Dataset excerpt |
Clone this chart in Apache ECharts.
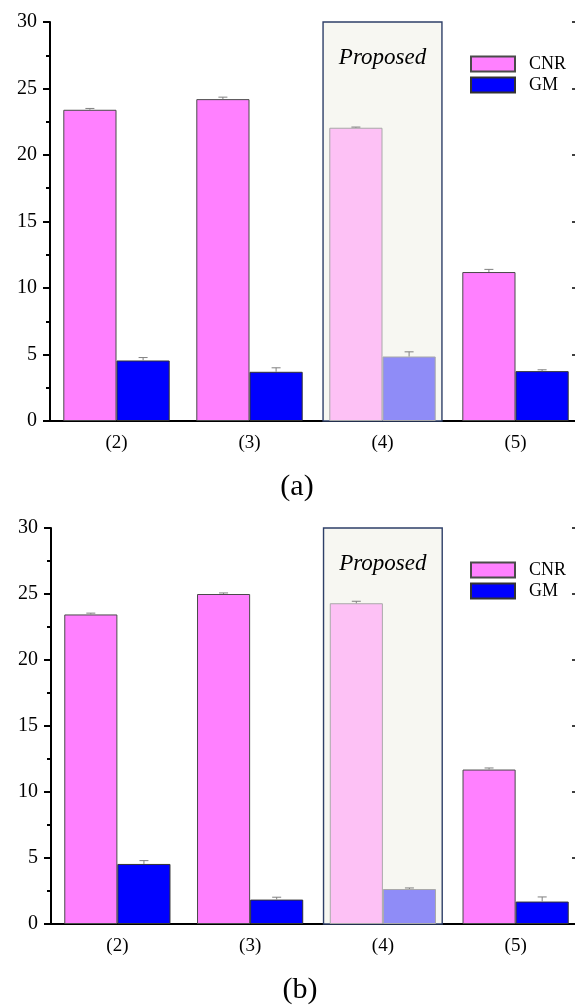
<!DOCTYPE html>
<html>
<head>
<meta charset="utf-8">
<script src="https://cdn.jsdelivr.net/npm/echarts@6/dist/echarts.min.js"></script>
<style>
html,body{margin:0;padding:0;background:#fff;overflow:hidden;width:575px;height:1005px;}
#chart{width:595px;height:1005px;}
</style>
</head>
<body>
<div id="chart"></div>
<script>
// ---- data ----
const categories = ['(2)', '(3)', '(4)', '(5)'];
const seriesNames = ['CNR', 'GM'];
const cnrA = [23.4, 24.2, 22.05, 11.2];
const gmA = [4.55, 3.7, 4.85, 3.75];
const cnrErrA = [0.1, 0.15, 0.05, 0.2];
const gmErrA = [0.22, 0.3, 0.35, 0.1];
const cnrB = [23.45, 25.0, 24.3, 11.7];
const gmB = [4.55, 1.85, 2.65, 1.7];
const cnrErrB = [0.1, 0.08, 0.15, 0.12];
const gmErrB = [0.25, 0.18, 0.08, 0.35];
const proposedIndex = 2;
const proposedLabel = 'Proposed';
const panelLabels = ['(a)', '(b)'];
const yMin = 0, yMax = 30, yStep = 5;

const FONT = '"Liberation Serif", "Times New Roman", serif';
const COL = {
  cnr: '#ff80ff', cnrLight: '#fdc1f5',
  gm: '#0000ff', gmLight: '#8f8cf7'
};

const chart = echarts.init(document.getElementById('chart'), null, {renderer: 'canvas'});

const grids = [
  {left: 50, top: 22, width: 532, height: 399},
  {left: 51, top: 528, width: 531, height: 396}
];

function barData(vals, light) {
  return vals.map((v, i) => i === proposedIndex
    ? {value: v, itemStyle: {color: light, borderColor: '#a9a9a9'}}
    : v);
}

function errData(vals, errs, sign) {
  return vals.map((v, i) => [i, v, errs[i], sign]);
}

function errRender(params, api) {
  const band = api.size([1, 0])[0];
  const off = api.value(3) * band * 0.2;
  const p = api.coord([api.value(0), api.value(1)]);
  const q = api.coord([api.value(0), api.value(1) + api.value(2)]);
  const x = p[0] + off;
  const st = {stroke: '#808080', lineWidth: 1};
  return {
    type: 'group',
    children: [
      {type: 'line', shape: {x1: x, y1: p[1], x2: x, y2: q[1]}, style: st},
      {type: 'line', shape: {x1: x - 4.5, y1: q[1], x2: x + 4.5, y2: q[1]}, style: st}
    ]
  };
}

function boxRender(params, api) {
  const band = api.size([1, 0])[0];
  const half = band * 0.447;
  const top = api.coord([api.value(0), yMax]);
  const bot = api.coord([api.value(0), yMin]);
  return {
    type: 'group',
    children: [
      {type: 'rect', shape: {x: top[0] - half, y: top[1], width: half * 2, height: bot[1] - top[1]},
        style: {fill: '#f7f7f2', stroke: '#2e3f68', lineWidth: 1.4}},
      {type: 'text', x: top[0], y: top[1] + 36,
        style: {text: proposedLabel, font: 'italic 23px ' + FONT, fill: '#000',
          textAlign: 'center', textVerticalAlign: 'middle'}}
    ]
  };
}

const xAxes = [], yAxes = [], series = [], legends = [];
const panels = [
  {cnr: cnrA, gm: gmA, cnrErr: cnrErrA, gmErr: gmErrA},
  {cnr: cnrB, gm: gmB, cnrErr: cnrErrB, gmErr: gmErrB}
];

panels.forEach((pd, g) => {
  const xb = xAxes.length;
  xAxes.push({
    type: 'category', gridIndex: g, data: categories, position: 'bottom',
    axisLine: {lineStyle: {color: '#000', width: 2}},
    axisTick: {alignWithLabel: true, length: 8, lineStyle: {color: '#000', width: 2}},
    axisLabel: {color: '#000', fontFamily: FONT, fontSize: 19, margin: 13},
    splitLine: {show: false}
  });
  xAxes.push({
    type: 'category', gridIndex: g, data: categories, position: 'top',
    axisLine: {lineStyle: {color: '#000', width: 1.5}},
    axisTick: {alignWithLabel: true, inside: true, length: 8, lineStyle: {color: '#000', width: 1.5}},
    axisLabel: {show: false}, splitLine: {show: false}
  });
  const yb = yAxes.length;
  yAxes.push({
    type: 'value', gridIndex: g, min: yMin, max: yMax, interval: yStep, position: 'left',
    axisLine: {show: true, lineStyle: {color: '#000', width: 2}},
    axisTick: {show: true, length: 7, lineStyle: {color: '#000', width: 2}},
    minorTick: {show: true, splitNumber: 2, length: 4, lineStyle: {color: '#000', width: 2}},
    axisLabel: {color: '#000', fontFamily: FONT, fontSize: 20, margin: 13},
    splitLine: {show: false}
  });
  yAxes.push({
    type: 'value', gridIndex: g, min: yMin, max: yMax, interval: yStep, position: 'right',
    axisLine: {show: true, lineStyle: {color: '#000', width: 2}},
    axisTick: {show: true, inside: true, length: 10, lineStyle: {color: '#000', width: 1.5}},
    axisLabel: {show: false}, splitLine: {show: false}
  });

  series.push({
    type: 'custom', name: 'box' + g, xAxisIndex: xb, yAxisIndex: yb, z: 1,
    renderItem: boxRender, data: [[proposedIndex, yMax]], silent: true
  });
  series.push({
    type: 'bar', name: seriesNames[0], xAxisIndex: xb, yAxisIndex: yb, z: 2,
    barWidth: '40%', barGap: '0%',
    itemStyle: {color: COL.cnr, borderColor: '#4a4a4a', borderWidth: 1},
    data: barData(pd.cnr, COL.cnrLight)
  });
  series.push({
    type: 'bar', name: seriesNames[1], xAxisIndex: xb, yAxisIndex: yb, z: 2,
    barWidth: '40%', barGap: '0%',
    itemStyle: {color: COL.gm, borderColor: '#333', borderWidth: 1},
    data: barData(pd.gm, COL.gmLight)
  });
  series.push({
    type: 'custom', name: 'errCNR' + g, xAxisIndex: xb, yAxisIndex: yb, z: 3,
    renderItem: errRender, data: errData(pd.cnr, pd.cnrErr, -1), silent: true
  });
  series.push({
    type: 'custom', name: 'errGM' + g, xAxisIndex: xb, yAxisIndex: yb, z: 3,
    renderItem: errRender, data: errData(pd.gm, pd.gmErr, 1), silent: true
  });

  legends.push({
    data: seriesNames, orient: 'vertical', left: 465, top: grids[g].top + 28,
    itemWidth: 44, itemHeight: 15, itemGap: 3, icon: 'rect',
    textStyle: {color: '#000', fontFamily: FONT, fontSize: 18, padding: [0, 0, 0, 9]},
    selectedMode: false
  });
});

const graphics = [
  {type: 'text', x: 297, y: 487,
    style: {text: panelLabels[0], font: '30px ' + FONT, fill: '#000', textAlign: 'center', textVerticalAlign: 'middle'}},
  {type: 'text', x: 300, y: 990,
    style: {text: panelLabels[1], font: '30px ' + FONT, fill: '#000', textAlign: 'center', textVerticalAlign: 'middle'}}
];

chart.setOption({
  animation: false,
  backgroundColor: '#fff',
  grid: grids,
  xAxis: xAxes,
  yAxis: yAxes,
  legend: legends,
  series: series,
  graphic: graphics
});
</script>
</body>
</html>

Aim |
Each line of the data is to be duplicated exactly; pictures stay out of the copy.

Task response |
Clone this chart in Apache ECharts.
<!DOCTYPE html>
<html>
<head>
<meta charset="utf-8">
<script src="https://cdn.jsdelivr.net/npm/echarts@6/dist/echarts.min.js"></script>
<style>
html,body{margin:0;padding:0;background:#fff;overflow:hidden;width:575px;height:1005px;}
#chart{width:595px;height:1005px;}
</style>
</head>
<body>
<div id="chart"></div>
<script>
// ---- data ----
const categories = ['(2)', '(3)', '(4)', '(5)'];
const seriesNames = ['CNR', 'GM'];
const cnrA = [23.4, 24.2, 22.05, 11.2];
const gmA = [4.55, 3.7, 4.85, 3.75];
const cnrErrA = [0.1, 0.15, 0.05, 0.2];
const gmErrA = [0.22, 0.3, 0.35, 0.1];
const cnrB = [23.45, 25.0, 24.3, 11.7];
const gmB = [4.55, 1.85, 2.65, 1.7];
const cnrErrB = [0.1, 0.08, 0.15, 0.12];
const gmErrB = [0.25, 0.18, 0.08, 0.35];
const proposedIndex = 2;
const proposedLabel = 'Proposed';
const panelLabels = ['(a)', '(b)'];
const yMin = 0, yMax = 30, yStep = 5;

const FONT = '"Liberation Serif", "Times New Roman", serif';
const COL = {
  cnr: '#ff80ff', cnrLight: '#fdc1f5',
  gm: '#0000ff', gmLight: '#8f8cf7'
};

const chart = echarts.init(document.getElementById('chart'), null, {renderer: 'canvas'});

const grids = [
  {left: 50, top: 22, width: 532, height: 399},
  {left: 51, top: 528, width: 531, height: 396}
];

function barData(vals, light) {
  return vals.map((v, i) => i === proposedIndex
    ? {value: v, itemStyle: {color: light, borderColor: '#a9a9a9'}}
    : v);
}

function errData(vals, errs, sign) {
  return vals.map((v, i) => [i, v, errs[i], sign]);
}

function errRender(params, api) {
  const band = api.size([1, 0])[0];
  const off = api.value(3) * band * 0.2;
  const p = api.coord([api.value(0), api.value(1)]);
  const q = api.coord([api.value(0), api.value(1) + api.value(2)]);
  const x = p[0] + off;
  const st = {stroke: '#808080', lineWidth: 1};
  return {
    type: 'group',
    children: [
      {type: 'line', shape: {x1: x, y1: p[1], x2: x, y2: q[1]}, style: st},
      {type: 'line', shape: {x1: x - 4.5, y1: q[1], x2: x + 4.5, y2: q[1]}, style: st}
    ]
  };
}

function boxRender(params, api) {
  const band = api.size([1, 0])[0];
  const half = band * 0.447;
  const top = api.coord([api.value(0), yMax]);
  const bot = api.coord([api.value(0), yMin]);
  return {
    type: 'group',
    children: [
      {type: 'rect', shape: {x: top[0] - half, y: top[1], width: half * 2, height: bot[1] - top[1]},
        style: {fill: '#f7f7f2', stroke: '#2e3f68', lineWidth: 1.4}},
      {type: 'text', x: top[0], y: top[1] + 36,
        style: {text: proposedLabel, font: 'italic 23px ' + FONT, fill: '#000',
          textAlign: 'center', textVerticalAlign: 'middle'}}
    ]
  };
}

const xAxes = [], yAxes = [], series = [], legends = [];
const panels = [
  {cnr: cnrA, gm: gmA, cnrErr: cnrErrA, gmErr: gmErrA},
  {cnr: cnrB, gm: gmB, cnrErr: cnrErrB, gmErr: gmErrB}
];

panels.forEach((pd, g) => {
  const xb = xAxes.length;
  xAxes.push({
    type: 'category', gridIndex: g, data: categories, position: 'bottom',
    axisLine: {lineStyle: {color: '#000', width: 2}},
    axisTick: {alignWithLabel: true, length: 8, lineStyle: {color: '#000', width: 2}},
    axisLabel: {color: '#000', fontFamily: FONT, fontSize: 19, margin: 13},
    splitLine: {show: false}
  });
  xAxes.push({
    type: 'category', gridIndex: g, data: categories, position: 'top',
    axisLine: {lineStyle: {color: '#000', width: 1.5}},
    axisTick: {alignWithLabel: true, inside: true, length: 8, lineStyle: {color: '#000', width: 1.5}},
    axisLabel: {show: false}, splitLine: {show: false}
  });
  const yb = yAxes.length;
  yAxes.push({
    type: 'value', gridIndex: g, min: yMin, max: yMax, interval: yStep, position: 'left',
    axisLine: {show: true, lineStyle: {color: '#000', width: 2}},
    axisTick: {show: true, length: 7, lineStyle: {color: '#000', width: 2}},
    minorTick: {show: true, splitNumber: 2, length: 4, lineStyle: {color: '#000', width: 2}},
    axisLabel: {color: '#000', fontFamily: FONT, fontSize: 20, margin: 13},
    splitLine: {show: false}
  });
  yAxes.push({
    type: 'value', gridIndex: g, min: yMin, max: yMax, interval: yStep, position: 'right',
    axisLine: {show: true, lineStyle: {color: '#000', width: 2}},
    axisTick: {show: true, inside: true, length: 10, lineStyle: {color: '#000', width: 1.5}},
    axisLabel: {show: false}, splitLine: {show: false}
  });

  series.push({
    type: 'custom', name: 'box' + g, xAxisIndex: xb, yAxisIndex: yb, z: 1,
    renderItem: boxRender, data: [[proposedIndex, yMax]], silent: true
  });
  series.push({
    type: 'bar', name: seriesNames[0], xAxisIndex: xb, yAxisIndex: yb, z: 2,
    barWidth: '40%', barGap: '0%',
    itemStyle: {color: COL.cnr, borderColor: '#4a4a4a', borderWidth: 1},
    data: barData(pd.cnr, COL.cnrLight)
  });
  series.push({
    type: 'bar', name: seriesNames[1], xAxisIndex: xb, yAxisIndex: yb, z: 2,
    barWidth: '40%', barGap: '0%',
    itemStyle: {color: COL.gm, borderColor: '#333', borderWidth: 1},
    data: barData(pd.gm, COL.gmLight)
  });
  series.push({
    type: 'custom', name: 'errCNR' + g, xAxisIndex: xb, yAxisIndex: yb, z: 3,
    renderItem: errRender, data: errData(pd.cnr, pd.cnrErr, -1), silent: true
  });
  series.push({
    type: 'custom', name: 'errGM' + g, xAxisIndex: xb, yAxisIndex: yb, z: 3,
    renderItem: errRender, data: errData(pd.gm, pd.gmErr, 1), silent: true
  });

  legends.push({
    data: seriesNames, orient: 'vertical', left: 465, top: grids[g].top + 28,
    itemWidth: 44, itemHeight: 15, itemGap: 3, icon: 'rect',
    textStyle: {color: '#000', fontFamily: FONT, fontSize: 18, padding: [0, 0, 0, 9]},
    selectedMode: false
  });
});

const graphics = [
  {type: 'text', x: 297, y: 487,
    style: {text: panelLabels[0], font: '30px ' + FONT, fill: '#000', textAlign: 'center', textVerticalAlign: 'middle'}},
  {type: 'text', x: 300, y: 990,
    style: {text: panelLabels[1], font: '30px ' + FONT, fill: '#000', textAlign: 'center', textVerticalAlign: 'middle'}}
];

chart.setOption({
  animation: false,
  backgroundColor: '#fff',
  grid: grids,
  xAxis: xAxes,
  yAxis: yAxes,
  legend: legends,
  series: series,
  graphic: graphics
});
</script>
</body>
</html>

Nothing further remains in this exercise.